Risque climatique : les sociétés américaines cotées en Bourse se voilent la face

Alors que quasiment toutes les grosses entreprises sont concernées par ce danger, peu d'entre elles le reconnaissent. Cet écart était pointé par un rapport publié en décembre et discuté lundi au siège new-yorkais de Standard&Poor's. Il risque de mettre les entreprises à la merci du marché.
Nombre de sociétés, travaillant notamment en dehors du secteur énergétique, manquent de l'expertise nécessaire pour évaluer le risque climatique, transversal et en partie imprévisible.

Certes, le danger est selon les cas plus ou moins direct. Mais globalement, l'exposition au risque climatique concerne la quasi-totalité (93%) des sociétés américaines cotées en Bourse, à savoir 33.800 milliards de dollars de capitalisation boursière, rappelle mercredi 13 juillet un article de Forbes, citant des chiffres issu du rapport publié en décembre dernier par le Sustainability Accounting Standards Board (SASB, présidé par Michael Bloomberg).

"Puisque ce risque est systémique et incorporé à travers l'ensemble du portefeuille, les investisseurs ne peuvent pas l'éviter en diversifiant", lisait-on dans le même rapport.

Pourtant, seul un petit nombre de ces sociétés (12%) a jusqu'à présent signalé ce risque à ses investisseurs, pointait encore le SASB: un constat qui était au centre des discussions d'un groupe d'experts réunis lundi au siège new-yorkais de Standard&Poor's par la Task Force on Climate-related Financial Disclosures (TCFD, groupe de travail sur les divulgations financières liées au climat, lui aussi présidé par Michael Bloomberg).

Les majors du pétrole dans le déni

Les raisons de ce fossé entre risque et prise de conscience sont de différentes sortes, analysent les experts invités. Certains dirigeants sont sans doute dans le déni. C'est le cas notamment des majors américains des énergies fossiles, qui continuent souvent à prédire un futur rose à la demande de pétrole. Michael Wilkins, directeur général du département de recherche sur les risques environnementaux et climatiques à S&P Global, observait lundi selon Forbes:

"Je ne sais pas bien dans quelle planète ils vivent puisque clairement une révolution des renouvelables de deuxième voire troisième génération est en cours en ce moment".
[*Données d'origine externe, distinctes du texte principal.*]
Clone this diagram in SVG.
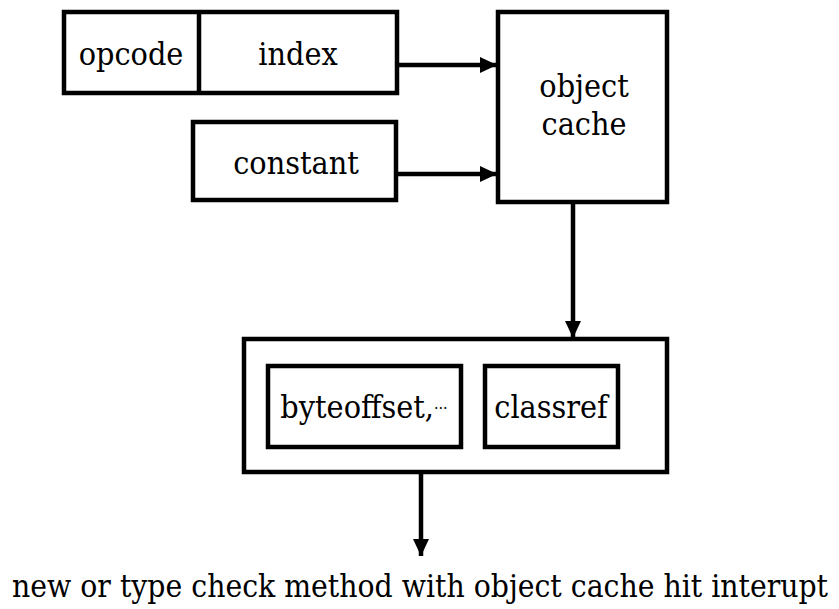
<svg xmlns="http://www.w3.org/2000/svg" width="839" height="609" viewBox="0 0 839 609">
  <style>
    .box { fill: #fff; stroke: #000; stroke-width: 4.5; }
    .lbl { font-size: 32px; fill: #000; text-anchor: middle; }
    .wire { stroke: #000; stroke-width: 4.5; fill: none; marker-end: url(#head); }
  </style>
  <defs>
    <marker id="head" viewBox="0 0 17 16" refX="17" refY="8" markerWidth="17" markerHeight="16" markerUnits="userSpaceOnUse" orient="auto">
      <path d="M0,0 L17,8 L0,16 z" fill="#000"/>
    </marker>
  </defs>

  <g font-family="DejaVu Serif Condensed, Liberation Serif, serif">
    <!-- instruction word: opcode + index -->
    <g id="instr">
      <rect class="box" x="64" y="12" width="333" height="81"/>
      <line x1="199" y1="12" x2="199" y2="93" stroke="#000" stroke-width="4.5"/>
      <text class="lbl" x="131" y="65">opcode</text>
      <text class="lbl" x="298" y="65">index</text>
    </g>

    <g id="constant">
      <rect class="box" x="193" y="122" width="203" height="78"/>
      <text class="lbl" x="296" y="174">constant</text>
    </g>

    <g id="cache">
      <rect class="box" x="498" y="12" width="169" height="190"/>
      <text class="lbl" x="584" y="97">object</text>
      <text class="lbl" x="584" y="135">cache</text>
    </g>

    <g id="entry">
      <rect class="box" x="244" y="339" width="423" height="133"/>
    </g>
    <g id="byteoffset">
      <rect class="box" x="268" y="366" width="193" height="81"/>
      <text class="lbl" x="364" y="418">byteoffset,<tspan font-size="16" dy="-4">···</tspan></text>
    </g>
    <g id="classref">
      <rect class="box" x="485" y="366" width="133" height="81"/>
      <text class="lbl" x="551" y="418">classref</text>
    </g>

    <g id="result">
      <text class="lbl" x="420" y="597" font-size="34" textLength="816" lengthAdjust="spacingAndGlyphs">new or type check method with object cache hit interupt</text>
    </g>
  </g>

  <g id="connectors">
    <line class="wire" x1="397" y1="65" x2="497" y2="65"/>
    <line class="wire" x1="396" y1="174" x2="497" y2="174"/>
    <line class="wire" x1="573" y1="202" x2="573" y2="338"/>
    <line class="wire" x1="421" y1="472" x2="421" y2="556"/>
  </g>
</svg>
Une chute de la demande d'énergies fossiles est par ailleurs le revers inévitable de la médaille de l'objectif, reconnu par l'Accord de Paris signé en décembre, de limiter le réchauffement climatique à 2°C. Mark Lewis, directeur du département de recherche sur les services publics européens chez Barclays, observe, citant une étude publiée par la banque en décembre:

"Pendant les prochains 25 ans l'industrie mondiale des énergies fossiles devrait selon nous perdre 33.000 milliards de dollars de revenus, par rapport à un scénario 'business as usual'".

Et la grande partie de ces pertes impacterait le pétrole.

Un manque d'expertise sur l'évaluation du risque

D'autres sociétés, notamment celles travaillant en dehors du secteur énergétique, manquent en revanche tout simplement de l'expertise nécessaire pour évaluer le risque climatique, transversal et en partie imprévisible. Une partie de ce "danger" viendrait d'ailleurs de la transition énergétique et de ses effets sur les recettes, les actifs, les coûts, le cash-flow, en fonction des diverses limites fixées aux émissions ou des prix attribués au carbone.

Il n'empêche que les investisseurs doivent s'y préparer, estiment les experts, et ont besoin à cette fin d'informations de la part des sociétés: en matière d'émissions de gaz à effet de serre, d'évaluation et de stratégies de gestion de ces risques. Si les entreprises ne reconnaissent pas et anticipent pas ce risque, le marché le fera de toute façon à leur place, estime Mark Lewis, qui prévient: elles seront alors à sa merci.